Back in the 2008 primaries, many women who supported Hillary Clinton were accused of supporting her just because she was a woman. That certainly was not the case with me, as she began in last place on my “presidential preference” list. I supported her because of her record (no, it wasn’t perfect), and her lifetime of commitment and work on behalf of issues close to my heart: women, children, education and health care for all.
Gone are the days when I support someone blindly just because they have a D next to their name. And I’m certainly not going to support a candidate just because she is the same gender as me, when that same woman is working hand in hand with the people who would deny me, my daughter, or any woman fair pay, birth control, or bodily autonomy. 30% Solution or not.

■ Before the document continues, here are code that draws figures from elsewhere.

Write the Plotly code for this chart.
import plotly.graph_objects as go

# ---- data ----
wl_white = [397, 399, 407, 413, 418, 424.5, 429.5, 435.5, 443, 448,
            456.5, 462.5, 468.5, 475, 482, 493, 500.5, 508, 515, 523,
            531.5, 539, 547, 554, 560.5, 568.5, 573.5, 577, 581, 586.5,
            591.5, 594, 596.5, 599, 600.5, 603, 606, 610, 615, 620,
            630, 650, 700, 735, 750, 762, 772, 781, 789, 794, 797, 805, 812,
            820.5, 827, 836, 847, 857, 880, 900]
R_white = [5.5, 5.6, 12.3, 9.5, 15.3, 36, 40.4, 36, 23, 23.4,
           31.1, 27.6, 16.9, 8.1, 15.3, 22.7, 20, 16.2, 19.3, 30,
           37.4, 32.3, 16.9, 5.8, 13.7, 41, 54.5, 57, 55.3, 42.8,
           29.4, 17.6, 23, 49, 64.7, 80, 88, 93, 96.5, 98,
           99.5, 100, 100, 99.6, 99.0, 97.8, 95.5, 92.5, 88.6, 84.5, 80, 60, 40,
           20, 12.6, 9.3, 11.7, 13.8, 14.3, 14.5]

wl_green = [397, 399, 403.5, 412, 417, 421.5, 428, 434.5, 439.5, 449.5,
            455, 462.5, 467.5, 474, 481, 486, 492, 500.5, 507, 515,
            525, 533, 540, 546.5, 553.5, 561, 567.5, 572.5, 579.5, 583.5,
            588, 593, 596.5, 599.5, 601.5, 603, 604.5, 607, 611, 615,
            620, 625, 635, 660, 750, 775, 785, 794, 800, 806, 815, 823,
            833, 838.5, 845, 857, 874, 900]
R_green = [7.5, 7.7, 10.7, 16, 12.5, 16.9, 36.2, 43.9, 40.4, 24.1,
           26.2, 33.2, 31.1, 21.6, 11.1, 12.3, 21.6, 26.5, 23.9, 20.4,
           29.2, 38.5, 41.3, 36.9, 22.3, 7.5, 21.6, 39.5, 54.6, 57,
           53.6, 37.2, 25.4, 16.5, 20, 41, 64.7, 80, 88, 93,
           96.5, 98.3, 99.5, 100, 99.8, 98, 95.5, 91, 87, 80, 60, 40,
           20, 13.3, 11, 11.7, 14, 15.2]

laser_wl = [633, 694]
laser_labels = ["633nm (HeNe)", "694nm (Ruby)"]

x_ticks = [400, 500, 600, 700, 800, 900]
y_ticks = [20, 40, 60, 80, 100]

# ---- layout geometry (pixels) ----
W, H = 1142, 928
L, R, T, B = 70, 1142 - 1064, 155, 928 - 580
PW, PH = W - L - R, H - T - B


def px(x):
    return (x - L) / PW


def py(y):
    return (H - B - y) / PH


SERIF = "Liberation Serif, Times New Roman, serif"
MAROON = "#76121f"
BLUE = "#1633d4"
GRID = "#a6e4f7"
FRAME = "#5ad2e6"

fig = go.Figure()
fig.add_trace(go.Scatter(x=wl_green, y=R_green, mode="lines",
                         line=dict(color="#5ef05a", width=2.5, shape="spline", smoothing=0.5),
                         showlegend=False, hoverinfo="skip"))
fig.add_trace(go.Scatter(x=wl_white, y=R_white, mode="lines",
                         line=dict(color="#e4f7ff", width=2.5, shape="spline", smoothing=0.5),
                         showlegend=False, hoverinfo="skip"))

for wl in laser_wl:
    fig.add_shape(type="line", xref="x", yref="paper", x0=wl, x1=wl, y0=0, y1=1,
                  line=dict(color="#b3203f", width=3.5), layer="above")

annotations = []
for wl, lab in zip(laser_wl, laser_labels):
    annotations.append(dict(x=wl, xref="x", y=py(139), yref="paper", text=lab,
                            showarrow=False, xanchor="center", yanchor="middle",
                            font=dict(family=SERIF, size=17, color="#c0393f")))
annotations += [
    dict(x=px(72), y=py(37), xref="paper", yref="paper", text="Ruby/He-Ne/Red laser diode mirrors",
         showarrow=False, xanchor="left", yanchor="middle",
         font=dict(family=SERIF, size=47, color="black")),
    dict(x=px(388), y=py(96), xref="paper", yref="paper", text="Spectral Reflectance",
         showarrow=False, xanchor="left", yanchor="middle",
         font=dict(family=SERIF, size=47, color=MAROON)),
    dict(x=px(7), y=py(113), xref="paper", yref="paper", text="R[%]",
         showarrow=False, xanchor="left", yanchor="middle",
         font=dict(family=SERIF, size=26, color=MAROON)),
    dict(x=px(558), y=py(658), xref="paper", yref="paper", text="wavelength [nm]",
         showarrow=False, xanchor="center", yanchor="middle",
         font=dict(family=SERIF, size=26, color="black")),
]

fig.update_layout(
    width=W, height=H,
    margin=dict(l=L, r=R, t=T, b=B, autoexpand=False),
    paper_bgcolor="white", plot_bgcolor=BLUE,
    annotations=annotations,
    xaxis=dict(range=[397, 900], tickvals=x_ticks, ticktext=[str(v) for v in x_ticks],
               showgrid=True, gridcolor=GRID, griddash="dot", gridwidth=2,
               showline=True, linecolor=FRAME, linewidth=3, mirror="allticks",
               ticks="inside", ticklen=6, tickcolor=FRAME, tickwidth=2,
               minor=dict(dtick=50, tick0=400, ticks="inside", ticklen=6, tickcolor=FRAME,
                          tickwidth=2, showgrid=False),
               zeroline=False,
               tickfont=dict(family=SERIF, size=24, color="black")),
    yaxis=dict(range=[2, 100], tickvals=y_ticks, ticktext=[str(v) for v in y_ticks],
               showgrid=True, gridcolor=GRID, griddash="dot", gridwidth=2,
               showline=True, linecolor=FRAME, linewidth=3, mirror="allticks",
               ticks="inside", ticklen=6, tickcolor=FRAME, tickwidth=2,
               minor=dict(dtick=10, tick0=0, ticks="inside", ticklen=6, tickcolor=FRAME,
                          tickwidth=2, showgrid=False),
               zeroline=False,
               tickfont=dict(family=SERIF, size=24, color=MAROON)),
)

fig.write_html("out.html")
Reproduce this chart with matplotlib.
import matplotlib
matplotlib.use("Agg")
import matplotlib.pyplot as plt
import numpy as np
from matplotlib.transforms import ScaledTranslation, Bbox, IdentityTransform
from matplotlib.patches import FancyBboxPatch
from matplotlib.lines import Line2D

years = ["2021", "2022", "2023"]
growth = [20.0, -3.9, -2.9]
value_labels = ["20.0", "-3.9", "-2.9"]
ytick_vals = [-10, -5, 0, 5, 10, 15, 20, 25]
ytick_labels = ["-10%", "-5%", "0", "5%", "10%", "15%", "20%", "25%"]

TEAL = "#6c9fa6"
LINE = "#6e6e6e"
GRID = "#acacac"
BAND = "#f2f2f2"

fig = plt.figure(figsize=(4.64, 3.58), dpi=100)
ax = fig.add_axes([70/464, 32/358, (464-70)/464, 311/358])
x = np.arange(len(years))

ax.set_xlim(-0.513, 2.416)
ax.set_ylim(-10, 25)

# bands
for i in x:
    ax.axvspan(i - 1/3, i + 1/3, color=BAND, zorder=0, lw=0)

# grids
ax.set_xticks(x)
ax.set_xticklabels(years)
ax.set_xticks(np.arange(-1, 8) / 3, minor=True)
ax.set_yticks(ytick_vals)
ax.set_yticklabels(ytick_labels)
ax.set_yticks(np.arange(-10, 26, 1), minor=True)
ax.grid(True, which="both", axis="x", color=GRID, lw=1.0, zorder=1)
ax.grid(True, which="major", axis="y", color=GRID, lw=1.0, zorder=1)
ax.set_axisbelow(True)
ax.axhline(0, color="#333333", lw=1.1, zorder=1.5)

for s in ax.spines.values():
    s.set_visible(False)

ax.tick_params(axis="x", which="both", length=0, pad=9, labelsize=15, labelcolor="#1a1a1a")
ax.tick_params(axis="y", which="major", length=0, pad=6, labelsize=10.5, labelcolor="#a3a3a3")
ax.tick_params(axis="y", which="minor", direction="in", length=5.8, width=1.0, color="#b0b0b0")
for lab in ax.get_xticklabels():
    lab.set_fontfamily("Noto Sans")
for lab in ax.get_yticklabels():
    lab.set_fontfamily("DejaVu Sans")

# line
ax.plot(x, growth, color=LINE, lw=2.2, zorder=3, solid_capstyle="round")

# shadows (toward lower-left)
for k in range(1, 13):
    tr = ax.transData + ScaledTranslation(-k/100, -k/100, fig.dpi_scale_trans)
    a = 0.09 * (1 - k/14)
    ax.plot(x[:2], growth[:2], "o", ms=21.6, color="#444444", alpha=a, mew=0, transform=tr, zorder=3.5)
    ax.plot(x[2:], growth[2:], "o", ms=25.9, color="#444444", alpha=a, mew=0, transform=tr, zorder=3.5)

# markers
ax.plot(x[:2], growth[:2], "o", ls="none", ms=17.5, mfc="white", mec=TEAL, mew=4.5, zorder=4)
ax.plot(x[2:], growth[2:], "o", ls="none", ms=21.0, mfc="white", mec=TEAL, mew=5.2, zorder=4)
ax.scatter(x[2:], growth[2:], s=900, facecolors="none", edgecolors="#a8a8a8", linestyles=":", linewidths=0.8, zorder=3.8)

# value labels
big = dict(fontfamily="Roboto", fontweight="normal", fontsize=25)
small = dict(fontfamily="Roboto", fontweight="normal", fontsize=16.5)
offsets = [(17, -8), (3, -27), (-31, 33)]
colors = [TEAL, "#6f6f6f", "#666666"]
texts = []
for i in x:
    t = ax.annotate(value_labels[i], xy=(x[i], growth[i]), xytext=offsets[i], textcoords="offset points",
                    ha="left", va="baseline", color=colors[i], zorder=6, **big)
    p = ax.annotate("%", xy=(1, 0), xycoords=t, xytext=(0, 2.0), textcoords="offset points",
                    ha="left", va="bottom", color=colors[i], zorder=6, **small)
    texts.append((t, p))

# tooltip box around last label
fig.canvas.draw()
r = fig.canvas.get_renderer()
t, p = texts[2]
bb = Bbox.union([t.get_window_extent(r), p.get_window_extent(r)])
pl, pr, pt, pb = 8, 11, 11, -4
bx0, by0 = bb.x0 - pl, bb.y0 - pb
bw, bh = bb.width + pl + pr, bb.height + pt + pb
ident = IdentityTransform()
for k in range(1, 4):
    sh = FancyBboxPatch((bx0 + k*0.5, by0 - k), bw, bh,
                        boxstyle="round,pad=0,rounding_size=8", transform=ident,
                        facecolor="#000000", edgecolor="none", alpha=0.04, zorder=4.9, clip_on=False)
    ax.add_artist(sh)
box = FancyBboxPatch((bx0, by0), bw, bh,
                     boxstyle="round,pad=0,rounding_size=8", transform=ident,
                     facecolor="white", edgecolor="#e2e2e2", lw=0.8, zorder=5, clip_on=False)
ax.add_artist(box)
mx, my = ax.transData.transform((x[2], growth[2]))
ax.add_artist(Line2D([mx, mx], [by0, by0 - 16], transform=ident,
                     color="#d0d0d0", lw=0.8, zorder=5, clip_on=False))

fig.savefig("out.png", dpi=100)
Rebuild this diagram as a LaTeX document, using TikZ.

Those who like to believe they have picked themselves up by the bootstraps sometimes forget that they wouldn’t even have boots were it not for the women who came before. Listening to Palin, it’s almost impossible to believe that, as recently as 50 years ago, a woman at Harvard Law School could be asked by Dean Erwin Griswold to justify taking a spot that belonged to a man. In Ginsburg’s lifetime, a woman could be denied a clerkship with Felix Frankfurter just because she was a woman. Only a few decades ago, Ginsburg had to hide her second pregnancy for fear of losing tenure. I don’t have an easy answer to the question of whether real feminists are about prominent lipsticky displays of “girl-power,” but I do know that Ginsburg’s lifetime dedication to achieving quiet, dignified equality made such displays possible.